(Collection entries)

▬▬▬▬▬▬

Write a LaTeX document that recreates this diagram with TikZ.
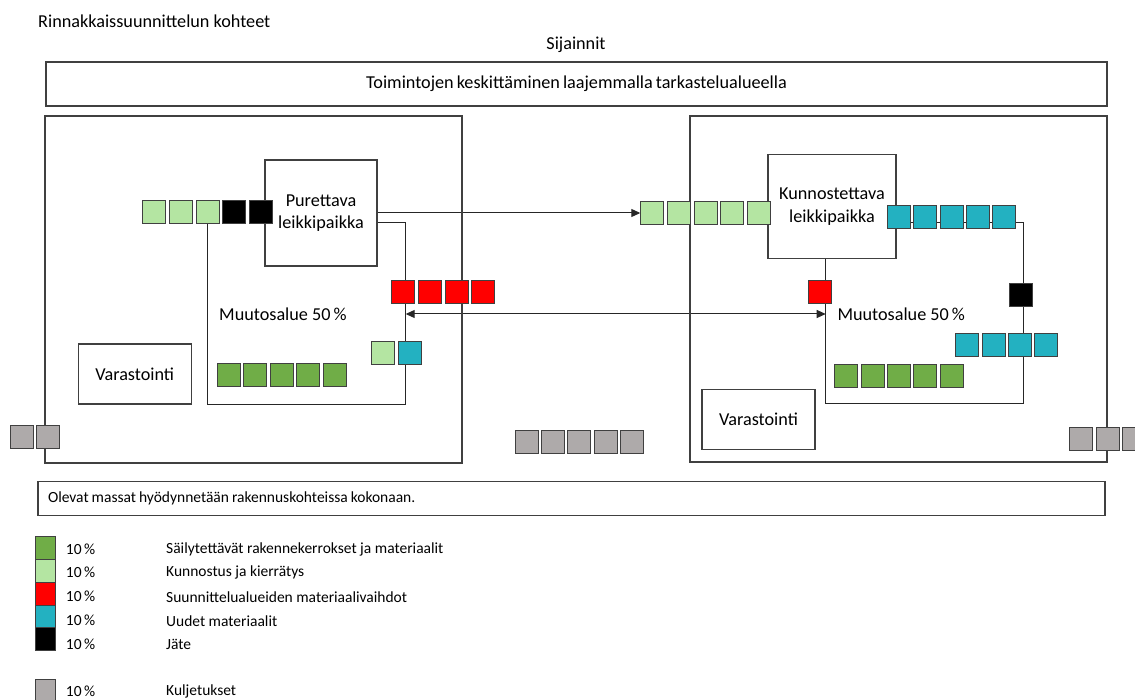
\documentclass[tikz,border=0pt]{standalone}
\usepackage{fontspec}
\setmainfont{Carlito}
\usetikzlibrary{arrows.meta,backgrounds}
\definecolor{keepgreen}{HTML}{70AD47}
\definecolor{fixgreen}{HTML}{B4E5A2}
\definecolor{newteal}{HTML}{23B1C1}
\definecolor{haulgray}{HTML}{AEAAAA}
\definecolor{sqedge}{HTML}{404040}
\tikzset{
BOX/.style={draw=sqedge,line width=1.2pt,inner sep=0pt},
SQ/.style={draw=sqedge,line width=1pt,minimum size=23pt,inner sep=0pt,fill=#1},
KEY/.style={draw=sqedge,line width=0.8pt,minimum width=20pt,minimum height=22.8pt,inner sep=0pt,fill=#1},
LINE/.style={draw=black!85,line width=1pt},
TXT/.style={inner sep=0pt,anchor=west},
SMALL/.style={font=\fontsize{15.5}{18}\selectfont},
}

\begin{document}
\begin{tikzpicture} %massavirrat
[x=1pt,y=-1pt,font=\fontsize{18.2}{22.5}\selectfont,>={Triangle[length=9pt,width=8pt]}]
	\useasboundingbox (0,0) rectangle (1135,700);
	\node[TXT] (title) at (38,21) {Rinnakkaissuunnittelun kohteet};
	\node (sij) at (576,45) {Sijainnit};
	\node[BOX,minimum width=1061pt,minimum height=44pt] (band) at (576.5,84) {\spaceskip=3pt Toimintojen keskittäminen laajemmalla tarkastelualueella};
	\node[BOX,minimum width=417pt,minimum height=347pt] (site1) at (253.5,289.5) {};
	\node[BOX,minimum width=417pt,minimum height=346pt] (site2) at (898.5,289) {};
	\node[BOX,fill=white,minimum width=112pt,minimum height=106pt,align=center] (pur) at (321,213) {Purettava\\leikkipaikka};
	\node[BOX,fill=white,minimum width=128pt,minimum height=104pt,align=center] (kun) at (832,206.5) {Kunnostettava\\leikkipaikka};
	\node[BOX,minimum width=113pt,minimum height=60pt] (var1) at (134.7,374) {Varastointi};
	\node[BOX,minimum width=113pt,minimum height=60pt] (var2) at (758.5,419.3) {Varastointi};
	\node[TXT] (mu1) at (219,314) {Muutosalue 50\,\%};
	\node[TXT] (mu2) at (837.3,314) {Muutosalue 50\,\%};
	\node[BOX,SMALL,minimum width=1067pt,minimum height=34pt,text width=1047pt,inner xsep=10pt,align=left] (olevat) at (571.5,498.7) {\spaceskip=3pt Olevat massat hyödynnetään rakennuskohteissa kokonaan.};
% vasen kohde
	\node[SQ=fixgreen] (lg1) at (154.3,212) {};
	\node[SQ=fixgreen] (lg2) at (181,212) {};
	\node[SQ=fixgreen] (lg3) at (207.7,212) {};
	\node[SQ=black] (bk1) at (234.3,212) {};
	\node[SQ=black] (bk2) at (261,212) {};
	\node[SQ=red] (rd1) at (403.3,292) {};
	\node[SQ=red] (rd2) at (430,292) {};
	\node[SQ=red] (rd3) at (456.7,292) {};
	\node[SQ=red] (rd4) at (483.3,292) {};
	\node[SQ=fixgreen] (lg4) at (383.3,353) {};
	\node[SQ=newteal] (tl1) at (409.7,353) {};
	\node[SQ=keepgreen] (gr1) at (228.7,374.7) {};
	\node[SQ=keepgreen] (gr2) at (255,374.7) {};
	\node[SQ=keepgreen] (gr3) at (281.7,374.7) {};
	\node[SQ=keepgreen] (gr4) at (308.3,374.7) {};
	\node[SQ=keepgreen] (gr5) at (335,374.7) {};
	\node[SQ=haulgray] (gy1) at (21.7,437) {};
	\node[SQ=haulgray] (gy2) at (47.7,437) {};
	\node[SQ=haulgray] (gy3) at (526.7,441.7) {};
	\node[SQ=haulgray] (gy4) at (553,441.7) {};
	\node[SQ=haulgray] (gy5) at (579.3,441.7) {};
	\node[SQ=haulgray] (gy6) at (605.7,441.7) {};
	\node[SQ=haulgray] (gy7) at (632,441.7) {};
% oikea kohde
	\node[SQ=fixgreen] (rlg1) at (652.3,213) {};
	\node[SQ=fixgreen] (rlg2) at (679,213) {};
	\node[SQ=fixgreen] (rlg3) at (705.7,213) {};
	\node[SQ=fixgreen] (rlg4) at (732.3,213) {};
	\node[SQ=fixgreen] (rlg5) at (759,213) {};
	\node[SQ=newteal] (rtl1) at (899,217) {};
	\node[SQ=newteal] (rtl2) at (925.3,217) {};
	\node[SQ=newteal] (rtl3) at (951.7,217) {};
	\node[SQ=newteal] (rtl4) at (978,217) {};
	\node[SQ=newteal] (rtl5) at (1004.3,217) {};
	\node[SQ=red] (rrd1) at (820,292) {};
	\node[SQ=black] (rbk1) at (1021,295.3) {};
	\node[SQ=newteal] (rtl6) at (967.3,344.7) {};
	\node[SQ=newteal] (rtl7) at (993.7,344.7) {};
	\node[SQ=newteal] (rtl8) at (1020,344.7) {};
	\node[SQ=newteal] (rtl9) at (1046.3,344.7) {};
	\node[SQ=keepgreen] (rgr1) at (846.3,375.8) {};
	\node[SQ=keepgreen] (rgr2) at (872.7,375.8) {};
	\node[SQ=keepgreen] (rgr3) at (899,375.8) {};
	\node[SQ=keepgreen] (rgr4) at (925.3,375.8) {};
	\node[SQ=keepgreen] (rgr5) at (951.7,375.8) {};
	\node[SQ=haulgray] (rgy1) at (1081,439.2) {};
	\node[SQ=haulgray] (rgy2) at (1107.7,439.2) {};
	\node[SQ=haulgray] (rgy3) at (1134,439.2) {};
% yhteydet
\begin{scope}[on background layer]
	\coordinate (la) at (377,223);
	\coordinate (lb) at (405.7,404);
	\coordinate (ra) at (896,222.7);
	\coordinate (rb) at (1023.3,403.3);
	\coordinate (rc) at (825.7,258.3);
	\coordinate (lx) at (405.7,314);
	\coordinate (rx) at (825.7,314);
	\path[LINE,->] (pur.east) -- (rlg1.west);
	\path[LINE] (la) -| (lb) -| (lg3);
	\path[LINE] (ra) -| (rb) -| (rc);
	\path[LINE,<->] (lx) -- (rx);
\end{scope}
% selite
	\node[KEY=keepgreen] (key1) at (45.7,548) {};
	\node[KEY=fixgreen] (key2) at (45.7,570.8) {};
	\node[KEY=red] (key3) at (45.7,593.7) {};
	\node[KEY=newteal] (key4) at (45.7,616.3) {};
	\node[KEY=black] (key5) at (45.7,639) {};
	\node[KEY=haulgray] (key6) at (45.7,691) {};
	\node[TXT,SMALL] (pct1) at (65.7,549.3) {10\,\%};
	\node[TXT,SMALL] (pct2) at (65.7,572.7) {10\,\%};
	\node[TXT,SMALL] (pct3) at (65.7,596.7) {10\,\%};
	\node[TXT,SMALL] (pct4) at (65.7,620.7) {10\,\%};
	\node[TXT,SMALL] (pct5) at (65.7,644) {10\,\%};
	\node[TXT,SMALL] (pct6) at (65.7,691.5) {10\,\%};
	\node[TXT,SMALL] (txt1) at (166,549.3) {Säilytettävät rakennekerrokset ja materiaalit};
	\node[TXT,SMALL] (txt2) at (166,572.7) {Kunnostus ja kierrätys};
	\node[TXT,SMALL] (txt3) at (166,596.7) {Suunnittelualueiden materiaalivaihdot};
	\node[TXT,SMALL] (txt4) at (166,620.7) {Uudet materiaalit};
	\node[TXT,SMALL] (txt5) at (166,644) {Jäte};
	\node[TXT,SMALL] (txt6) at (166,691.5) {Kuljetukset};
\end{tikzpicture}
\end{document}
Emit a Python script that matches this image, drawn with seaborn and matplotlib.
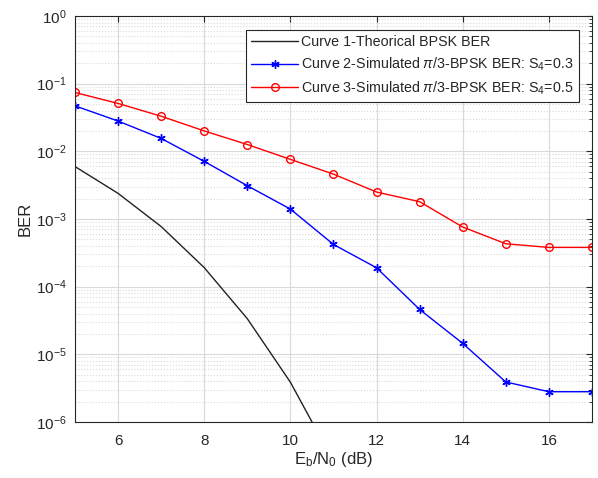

▬▬▬▬▬▬

# Given request:
Sift the material for lines with the string "this". Copy each one found.

# Full answer:
Write a LaTeX document that recreates this diagram with TikZ.
Emit a Python script that matches this image, drawn with seaborn and matplotlib.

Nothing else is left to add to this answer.